▸ INSTRUCTIONS TO FOLLOW: Pictures stay out of the copy; set down each line of the listing below exactly.

---------- GIVEN INFORMATION

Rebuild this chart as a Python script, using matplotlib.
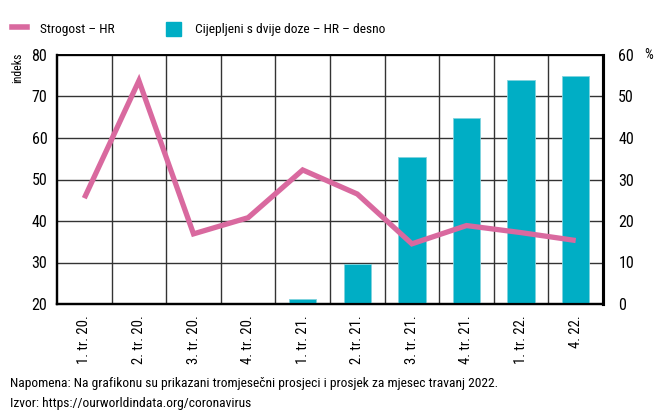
import matplotlib
matplotlib.use("Agg")
import matplotlib.pyplot as plt
from matplotlib.patches import Patch
from matplotlib.lines import Line2D
import numpy as np

plt.rcParams['font.family'] = ['Roboto Condensed', 'DejaVu Sans']

categories = ["1. tr. 20.", "2. tr. 20.", "3. tr. 20.", "4. tr. 20.", "1. tr. 21.",
              "2. tr. 21.", "3. tr. 21.", "4. tr. 21.", "1. tr. 22.", "4. 22."]
strogost = [45.5, 73.8, 36.9, 40.8, 52.3, 46.5, 34.5, 38.9, 37.2, 35.3]
cijepljeni = [0, 0, 0, 0, 1.2, 9.6, 35.5, 44.9, 54.0, 54.9]

pink = "#d9699f"
teal = "#00aec5"

fig = plt.figure(figsize=(6.68, 4.12), dpi=100)
ax2 = fig.add_axes([57 / 668, 1 - 304 / 412, 546 / 668, 249 / 412])
ax = ax2.twinx()
ax.set_zorder(ax2.get_zorder() + 1)
ax.patch.set_visible(False)

x = np.arange(len(categories))

# bars on the right axis (%)
ax2.bar(x, cijepljeni, width=0.5, color=teal, edgecolor="#7fd3de", linewidth=0.6, zorder=3)
ax2.set_ylim(0, 60)
ax2.set_yticks(range(0, 61, 10))
ax2.yaxis.tick_right()
ax2.set_xlim(-0.5, len(categories) - 0.5)
ax2.set_xticks(x)
ax2.set_xticklabels(categories, rotation=90, fontsize=10.5)
ax2.set_xticks(np.arange(0.5, len(categories) - 0.5, 1), minor=True)
ax2.grid(True, axis="y", color="#333333", linewidth=1)
ax2.grid(True, axis="x", which="minor", color="#333333", linewidth=1)
ax2.set_axisbelow(True)
ax2.tick_params(axis="x", which="both", length=0, pad=8)
ax2.tick_params(axis="y", length=0, labelsize=11.5, pad=11)

# line on the left axis (indeks)
ax.plot(x, strogost, color=pink, linewidth=3.8, solid_capstyle="butt", solid_joinstyle="miter", zorder=5)
ax.set_ylim(20, 80)
ax.set_yticks(range(20, 81, 10))
ax.yaxis.tick_left()
ax.tick_params(axis="y", length=0, labelsize=11.5, pad=7)

for a in (ax, ax2):
    for s in a.spines.values():
        s.set_color("black")
    a.spines["left"].set_linewidth(1.6)
    a.spines["bottom"].set_linewidth(1.6)
    a.spines["right"].set_linewidth(2.2)
    a.spines["top"].set_linewidth(1.2)

fig.text(18 / 668, 1 - 53 / 412, "indeks", rotation=90, fontsize=8.5, ha="center", va="top")
fig.text(649 / 668, 1 - 55 / 412, "%", fontsize=10, ha="center", va="center")

handles = [Line2D([0], [0], color=pink, linewidth=4),
           Patch(facecolor=teal, edgecolor=teal)]
fig.legend(handles, ["Strogost – HR", "Cijepljeni s dvije doze – HR – desno"],
           loc="center left", bbox_to_anchor=(0.0, 1 - 29 / 412), ncol=2, frameon=False,
           fontsize=9.7, handlelength=1.1, handleheight=1.3, columnspacing=3.8, handletextpad=1.0)

fig.text(10 / 668, 1 - 384 / 412, "Napomena: Na grafikonu su prikazani tromjesečni prosjeci i prosjek za mjesec travanj 2022.",
         fontsize=9.7, ha="left", va="center")
fig.text(10 / 668, 1 - 404 / 412, "Izvor: https://ourworldindata.org/coronavirus",
         fontsize=9.7, ha="left", va="center")

fig.savefig("out.png", dpi=100)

--------------------

▸ FULL SOLUTION:
Rebuild this chart as a Python script, using matplotlib.
import matplotlib
matplotlib.use("Agg")
import matplotlib.pyplot as plt
from matplotlib.patches import Patch
from matplotlib.lines import Line2D
import numpy as np

plt.rcParams['font.family'] = ['Roboto Condensed', 'DejaVu Sans']

categories = ["1. tr. 20.", "2. tr. 20.", "3. tr. 20.", "4. tr. 20.", "1. tr. 21.",
              "2. tr. 21.", "3. tr. 21.", "4. tr. 21.", "1. tr. 22.", "4. 22."]
strogost = [45.5, 73.8, 36.9, 40.8, 52.3, 46.5, 34.5, 38.9, 37.2, 35.3]
cijepljeni = [0, 0, 0, 0, 1.2, 9.6, 35.5, 44.9, 54.0, 54.9]

pink = "#d9699f"
teal = "#00aec5"

fig = plt.figure(figsize=(6.68, 4.12), dpi=100)
ax2 = fig.add_axes([57 / 668, 1 - 304 / 412, 546 / 668, 249 / 412])
ax = ax2.twinx()
ax.set_zorder(ax2.get_zorder() + 1)
ax.patch.set_visible(False)

x = np.arange(len(categories))

# bars on the right axis (%)
ax2.bar(x, cijepljeni, width=0.5, color=teal, edgecolor="#7fd3de", linewidth=0.6, zorder=3)
ax2.set_ylim(0, 60)
ax2.set_yticks(range(0, 61, 10))
ax2.yaxis.tick_right()
ax2.set_xlim(-0.5, len(categories) - 0.5)
ax2.set_xticks(x)
ax2.set_xticklabels(categories, rotation=90, fontsize=10.5)
ax2.set_xticks(np.arange(0.5, len(categories) - 0.5, 1), minor=True)
ax2.grid(True, axis="y", color="#333333", linewidth=1)
ax2.grid(True, axis="x", which="minor", color="#333333", linewidth=1)
ax2.set_axisbelow(True)
ax2.tick_params(axis="x", which="both", length=0, pad=8)
ax2.tick_params(axis="y", length=0, labelsize=11.5, pad=11)

# line on the left axis (indeks)
ax.plot(x, strogost, color=pink, linewidth=3.8, solid_capstyle="butt", solid_joinstyle="miter", zorder=5)
ax.set_ylim(20, 80)
ax.set_yticks(range(20, 81, 10))
ax.yaxis.tick_left()
ax.tick_params(axis="y", length=0, labelsize=11.5, pad=7)

for a in (ax, ax2):
    for s in a.spines.values():
        s.set_color("black")
    a.spines["left"].set_linewidth(1.6)
    a.spines["bottom"].set_linewidth(1.6)
    a.spines["right"].set_linewidth(2.2)
    a.spines["top"].set_linewidth(1.2)

fig.text(18 / 668, 1 - 53 / 412, "indeks", rotation=90, fontsize=8.5, ha="center", va="top")
fig.text(649 / 668, 1 - 55 / 412, "%", fontsize=10, ha="center", va="center")

handles = [Line2D([0], [0], color=pink, linewidth=4),
           Patch(facecolor=teal, edgecolor=teal)]
fig.legend(handles, ["Strogost – HR", "Cijepljeni s dvije doze – HR – desno"],
           loc="center left", bbox_to_anchor=(0.0, 1 - 29 / 412), ncol=2, frameon=False,
           fontsize=9.7, handlelength=1.1, handleheight=1.3, columnspacing=3.8, handletextpad=1.0)

fig.text(10 / 668, 1 - 384 / 412, "Napomena: Na grafikonu su prikazani tromjesečni prosjeci i prosjek za mjesec travanj 2022.",
         fontsize=9.7, ha="left", va="center")
fig.text(10 / 668, 1 - 404 / 412, "Izvor: https://ourworldindata.org/coronavirus",
         fontsize=9.7, ha="left", va="center")

fig.savefig("out.png", dpi=100)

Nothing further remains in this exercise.